Yesterday, 10 July 2023, the European Commission (“the Commission”) adopted the adequacy decision for the EU-US Data Privacy Framework (“the Framework”).
The result thereof is that the United States (“US”) is now regarded as an adequate country that ensures an adequate level of protection for personal data transferred from the European Union (“the EU”) to US companies participating in the Framework. Personal data can flow safely from the EU to the US without having to additional data protection safeguards in place.
The Framework introduces new binding safeguards to address all the concerns raised by the European Court of Justice (“CJEU”), which includes:
– Limiting access to EU data by US Intelligence Services to what is necessary and proportionate to protect national security; and
– The establishment of a Data Protection Review Court (“DPRC”) to which EU individuals have access to. The DPRC will independently investigate and resolve complaints, including adopting binding remedial measures.
US companies may join the Framework by committing to comply with a detailed set of privacy obligations. These include adhering to the principles of purpose limitation, data minimization and data retention and more specific obligations such as the requirement to delete personal data when it is no longer necessary for the purpose for which it was collected and to ensure the continuity of protection when personal data are shared with third parties.
The self-certification program will be administered by the US Department of Commerce, which will process applications for certifications and monitor when participating companies continue to meet the certification requirements. The US Federal Trade Commission will enforce compliance with the obligations under the EU-US Data Privacy Framework for US companies.
The Commission has indicated that it will continuously monitor relevant developments in the US and regularly review the adequacy decision. The first review will take place within one year after the entry into force of the adequacy decision to verify whether all relevant elements of the Framework are functioning effectively in practice.
The NGO “noyb” has already announced that they will challenge the decision since, they declare, the new agreement is basically a copy of the Privacy Shield and does not protect the rights of data subjects in a compelling way.

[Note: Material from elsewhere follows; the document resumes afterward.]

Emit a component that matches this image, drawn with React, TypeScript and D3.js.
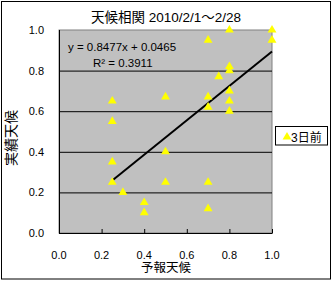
import React from "react";
import * as d3 from "d3";

const forecast = [0.8, 1.0, 1.0, 0.7, 0.8, 0.8, 0.75, 0.8, 0.8, 0.8, 0.7, 0.7, 0.5, 0.25, 0.25, 0.5, 0.25, 0.25, 0.5, 0.7, 0.3, 0.4, 0.4, 0.7];
const actual = [1.0, 1.0, 0.95, 0.95, 0.82, 0.8, 0.77, 0.7, 0.65, 0.6, 0.67, 0.62, 0.67, 0.65, 0.55, 0.4, 0.35, 0.25, 0.25, 0.25, 0.2, 0.15, 0.1, 0.12];
const xTicks = [0, 0.2, 0.4, 0.6, 0.8, 1.0];
const yTicks = [0, 0.2, 0.4, 0.6, 0.8, 1.0];
const slope = 0.8477;
const intercept = 0.0465;
const titleText = "天候相関 2010/2/1～2/28";
const eqText = "y = 0.8477x + 0.0465";
const r2Text = "R² = 0.3911";
const xTitle = "予報天候";
const yTitle = "実績天候";
const seriesName = "3日前";

const FONT = "'Liberation Sans', Arial, 'Noto Sans CJK JP', sans-serif";

export default function App() {
  const L = 59, R = 272, T = 30, B = 233;
  const x = d3.scaleLinear().domain([0, 1]).range([L, R]);
  const y = d3.scaleLinear().domain([0, 1]).range([B, T]);
  const tri = d3.symbol().type(d3.symbolTriangle).size(34)();
  const xMin = d3.min(forecast) as number;
  const xMax = d3.max(forecast) as number;
  const line = d3.line<number>().x((d) => x(d)).y((d) => y(slope * d + intercept));

  return (
    <svg width={333} height={281} style={{ position: "absolute", left: 0, top: 0, fontFamily: FONT }}>
      <rect x={0} y={0} width={333} height={281} fill="#fff" />
      <rect x={1.5} y={1.5} width={329} height={277.5} fill="none" stroke="#000" strokeWidth={1} />
      <text x={166} y={22} textAnchor="middle" fontSize={13.5} fill="#000">{titleText}</text>
      <rect x={L} y={T} width={R - L} height={B - T} fill="#c0c0c0" stroke="#808080" strokeWidth={1} />
      {yTicks.filter((t) => t > 0 && t < 1).map((t) => (
        <line key={"g" + t} x1={L} x2={R} y1={y(t) + 0.5} y2={y(t) + 0.5} stroke="#000" strokeWidth={1} />
      ))}
      <line x1={L + 0.5} x2={L + 0.5} y1={T} y2={B} stroke="#000" strokeWidth={1} />
      <line x1={L} x2={R + 0.5} y1={B + 0.5} y2={B + 0.5} stroke="#000" strokeWidth={1} />
      {xTicks.filter((t) => t > 0).map((t) => (
        <line key={"xt" + t} x1={x(t) + 0.5} x2={x(t) + 0.5} y1={B} y2={B - 4} stroke="#000" strokeWidth={1} />
      ))}
      {yTicks.map((t) => (
        <text key={"yl" + t} x={44} y={y(t) + 4} textAnchor="end" fontSize={11} fill="#000">{t.toFixed(1)}</text>
      ))}
      {xTicks.map((t) => (
        <text key={"xl" + t} x={x(t)} y={259} textAnchor="middle" fontSize={11} fill="#000">{t.toFixed(1)}</text>
      ))}
      <text x={166} y={272} textAnchor="middle" fontSize={12.5} fill="#000">{xTitle}</text>
      <text transform={`translate(16,138) rotate(-90)`} textAnchor="middle" fontSize={14} fill="#000">{yTitle}</text>
      <path d={line([xMin, xMax]) || ""} fill="none" stroke="#000" strokeWidth={2} />
      {forecast.map((f, i) => (
        <path key={"p" + i} d={tri || ""} transform={`translate(${x(f)},${y(actual[i])})`} fill="#ffff00" />
      ))}
      <text x={68} y={51} fontSize={11.5} fill="#000">{eqText}</text>
      <text x={93} y={67} fontSize={11.5} fill="#000">{r2Text}</text>
      <rect x={275.5} y={126.5} width={52} height={18.5} fill="#fff" stroke="#000" strokeWidth={1} />
      <path d={tri || ""} transform="translate(287,137)" fill="#ffff00" />
      <text x={291} y={141.5} fontSize={12} fill="#000">{seriesName}</text>
    </svg>
  );
}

In the interim, the main points for organizations to consider:
– The adequacy decision enters into force with its adoption on 11 July 2023;
– These safeguards apply to transfers of personal data to the US regardless of the transfer mechanism relied upon. Therefore, these safeguards also facilitate the use of other tools, such as the Standard Contractual Clauses and Binding Corporate Rules;
– Transfer Impact Assessments (“TIAs”) for EU-US data transfers are bit more challenging. Technically, TIAs are not needed for transfers covered by the Framework as the Framework adequacy decision replaces the adequacy assessment in the TIA. Existing TIAs should be reconsidered to account for the changes to US surveillance laws. Lastly, it is important to note that TIAs are still required for transfers not covered by the Framework (read: not certified) whether to the US or other third countries;
– Monitor developments to ensure your organization makes use of the correct contractual template.
The question now remains whether to self-certify to the EU-US Data Privacy Framework or to continue using Standard Contractual Clauses?